Primary research interests:
Regional specialization: Denmark, Poland, Romania
Thematic specialization: human rights, gender, Roma in Europe, EU migration, homelessness, scrap collectors and beggars
My post.doc research is part of a larger research project, which is headed by associate professor Atreyee Sen, entitled: “After money, what is debt?”: Indebted urban poor households in emerging cashless economies"
The larger project explores the impact of financial turns towards cashlessness on the currently cash-reliant and indebted urban poor in middle and high income countries. My sub-project focuses on Romanian Roma who travel to Copenhagen (Denmark) and live in homelessness. These families are often caught up in spirals of debt to local usurers in both Romania and Denmark. Roma households make up a majority of the poor who remain “unbanked” in Europe and rely on cash-based financial arrangements within their local communities. My project explores how cashless initiatives influence the economic possibilities that poor Roma households have for repaying their loans, and how such initiatives potentially change formal and informal debt relations.
Bottle Hunters: An Ethnography of Law and Life Among Homeless Roma in Copenhagen (PhD thesis defended 2018)

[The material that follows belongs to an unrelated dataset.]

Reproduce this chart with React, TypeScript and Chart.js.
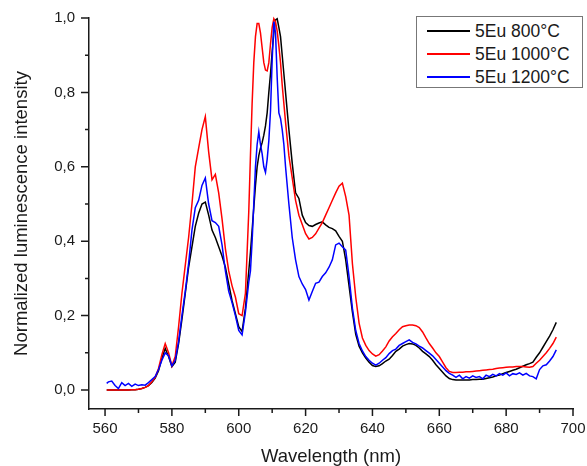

My PhD thesis concerned Roma women and men from Romania who live on the streets of Copenhagen and who primiarly earn their living on refundable bottles. Comprising 10-12 million, Roma are often referred to as Europe’s largest ethnic minority. Roma are also amongst the poorest and most marginalised in Europe and constitute a growing migrant population in various European Union member states after the EU expansion. The project was centred in this ethnographic field and investigated a topic where there is scarce academic knowledge; namely on Roma migrants’ encounters with laws and regulations while living on the streets of Copenhagen. The PhD thesis sheds new light on the situations that the migrants live in. This includes how the EU Directive on Free Movement and other relevant transnational laws are understood, implemented, appropriated and rejected by the institutions and administrative actors as well as by Roma migrants according to individual and collective perceptions of justice, rights, gender, victimhood and crime. In this way, the project adopted a legal anthropological perspective on how social actors understand and act according to laws and legal categories and relate this legal consciousness to other areas of human experience. In order to have more nuanced insight into gender variations, attention was also given to differences in the experiences of Roma women and men respectively.